Ätran is a Swedish river. The river is about 240 km long, and has its source in Gullered, Västergötland, at a height of 332 m above  sea level. The river has its mouth in Falkenberg, Halland, where the river enters Kattegat.

The drainage basin has an area of 3,343 km², of which most is forest. The river is well known as a good place for fishing. It is comparatively unpolluted

A road used for thousands of years, Redvägen, followed the river. Along the road several battles took place during the medieval era.

Path, tributaries and drainage basin

The river passes through several minor lakes in Västergötland (Sörsjön, Nolsjö, Vinsarpsjö and Lönnern). By the time it reaches Åsunden, a lake of some size, it is about 1–2 m deep och 6–10 m wide. As the tributaries named Lillån join the river it gain considerably in size.

The largest tributary is Högvadsån. Other main tributaries are Assman (Lillån), which join the river close to Örsås church and Kalvån (Lillån), which join the river close to Östra Frölunda church.

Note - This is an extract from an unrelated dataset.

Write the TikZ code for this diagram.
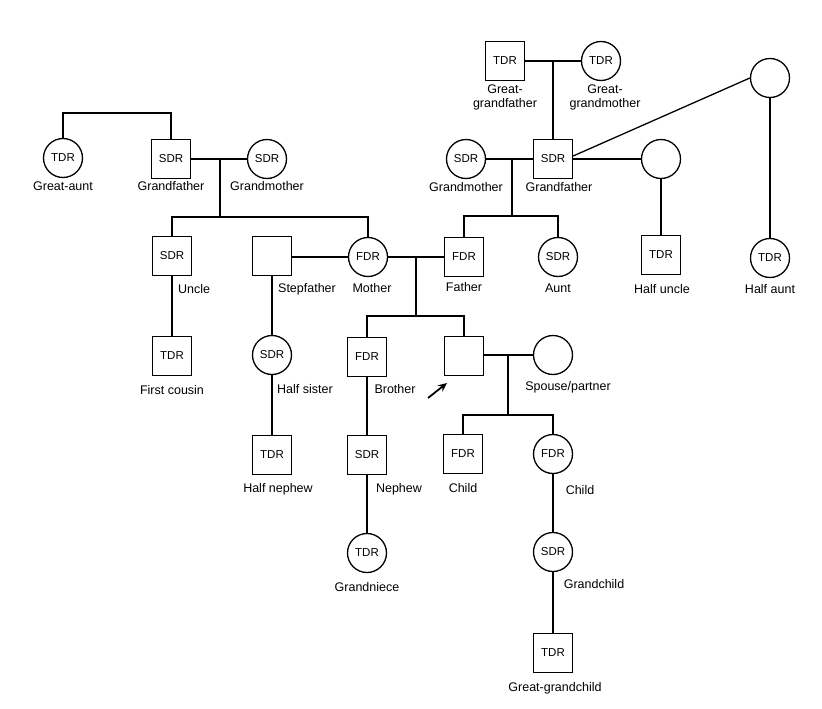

The drainage basin include the major parts of Falkenberg, Svenljunga, Tranemo and  Ulricehamn Municipalities. Smaller parts of Falköping, Borås, Gislaved, Mark, Hylte and Varberg Municipalities are also part of the drainage basin. Within the basin 64 percent of the area is forest, 6 percent lakes, 7 percent bogs, 11 percent fields and 12 percent other.

The largest lakes within the basin are Åsunden (33,9 km²), Fegen (24,2), Sämsjön (9,2), Lönern (7,7) och  Kalven (6,6). In total there is about 200 km² of lakes within the basin. The water flow at Yngeredsfors Power Station has been kept record of. It was on average 37,2 m³/s during the years 1909-1967. The maximum flow was 275 m³/s, while the minimum flow was about 5–7 m³/s.